The Commandante is dead but the Revolution continues. If there is an afterlife then Chavez is in Valhalla.

He wrote, he read, and mostly he spoke. Hugo Chávez, whose death has been announced, was devoted to the word. He spoke publicly an average of 40 hours per week. As president, he didn't hold regular cabinet meetings; he'd bring the many to a weekly meeting, broadcast live on radio and television. Aló, Presidente, the programme in which policies were outlined and discussed, had no time limits, no script and no teleprompter. One session included an open discussion of healthcare in the slums of Caracas, rap, a self-critical examination of Venezuelans being accustomed to the politics of oil money and expecting the president to be a magician, a friendly exchange with a delegation from Nicaragua and a less friendly one with a foreign journalist.

Nicaragua is one of Venezuela's allies in Alba, the organisation constituted at Chávez's initiative to counter neoliberalism in the region, alongside Cuba, Ecuador and Bolivia. It has now acquired a life of its own having invited a number of Caribbean countries and Mexico to join, with Vietnam as an observer. It will be a most enduring legacy, a concrete embodiment of Chávez's words and historical vision. The Bolívarian revolution has been crucial to the wider philosophy shared and applied by many Latin American governments. Its aim is to overcome global problems through local and regional interventions by engaging with democracy and the state in order to transform the relation between these and the people, rather than withdrawing from the state or trying to destroy it.

Because of this shared view Brazilians, Uruguayans and Argentinians perceived Chávez as an ally, not an anomaly, and supported the inclusion of Venezuela in their Mercosur alliance. Chávez's Social Missions, providing healthcare and literacy to formerly excluded people while changing their life and political outlook, have proven the extent of such a transformative view. It could be compared to the levelling spirit of a kind of new New Deal combined with a model of social change based on popular and communal organisation.

The facts speak for themselves: the percentage of households in poverty fell from 55% in 1995 to 26.4% in 2009. When Chávez was sworn into office unemployment was 15%, in June 2009 it was 7.8%. Compare that to current unemployment figures in Europe. In that period Chávez won 56% of the vote in 1998, 60% in 2000, survived a coup d'état in 2002, got over 7m votes in 2006 and secured 54.4% of the vote last October. He was a rare thing, almost incomprehensible to those in the US and Europe who continue to see the world through the Manichean prism of the cold war: an avowed Marxist who was also an avowed democrat. To those who think the expression of the masses should have limited or no place in the serious business of politics all the talking and goings on in Chávez's meetings were anathema, proof that he was both fake and a populist. But to the people who tuned in and participated en masse, it was politics and true democracy not only for the sophisticated, the propertied or the lettered.

All this talking and direct contact meant the constant reaffirmation of a promise between Chávez and the people of Venezuela.
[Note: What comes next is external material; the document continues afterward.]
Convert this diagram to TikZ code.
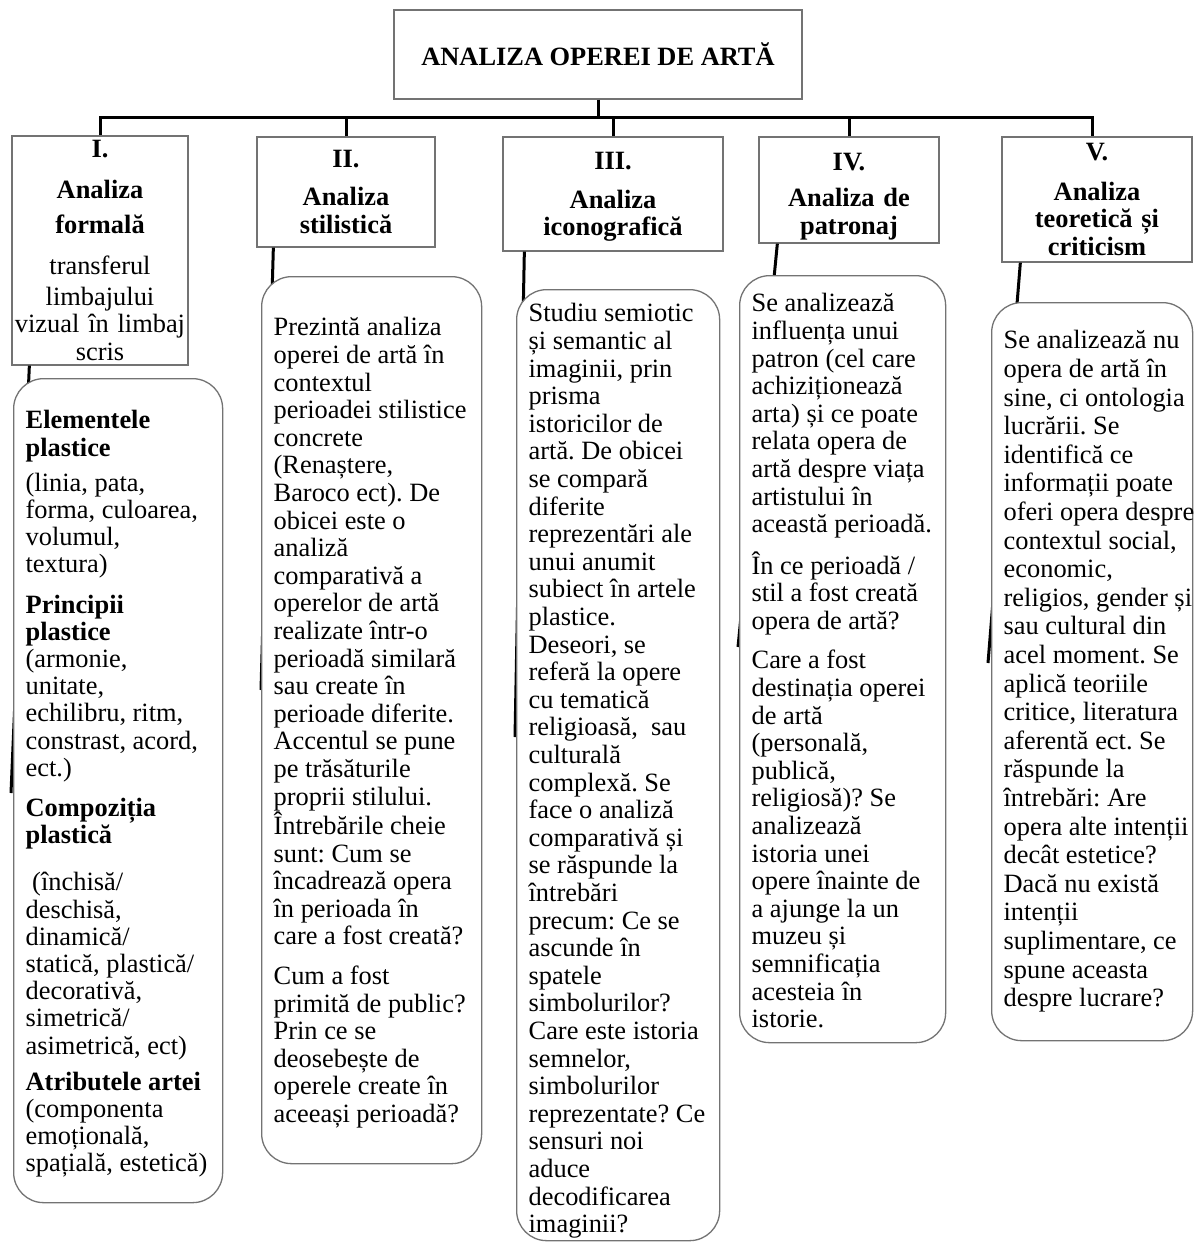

Chávez had discovered himself not by looking within, but by looking outside into the shameful conditions of Latin Americans and their past. He discovered himself in the promise of liberation made by Bolívar. "On August 1805," wrote Chávez, Bolívar "climbed the Monte Sacro near Rome and made a solemn oath." Like Bolívar, Chávez swore to break the chains binding Latin Americans to the will of the mighty. Within his lifetime, the ties of dependency and indirect empire have loosened. From the river Plate to the mouths of the Orinoco river, Latin America is no longer somebody else's backyard. That project of liberation has involved thousands of men and women pitched into one dramatic battle after another, like the coup d'état in 2002 or the confrontation with the US-proposed Free Trade Zone of the Americas. These were won, others were lost.

The project remains incomplete. It may be eternal and thus the struggle will continue after Chávez is gone. But whatever the future may hold, the peoples of the Americas will fight to salvage the present in which they have regained a voice. In Venezuela, they put Chávez back into the presidency after the coup. This was the key event in Chávez's political life, not the military rebellion or the first electoral victory. Something changed within him at that point: his discipline became ironclad, his patience invincible and his politics clearer. For all the attention paid to the relation between Chávez and Castro, the lesser known fact is that Chávez's political education owes more to another Marxist president who was also an avowed democrat: Chile's Salvador Allende. "Like Allende, we're pacifists and democrats," he once said. "Unlike Allende, we're armed."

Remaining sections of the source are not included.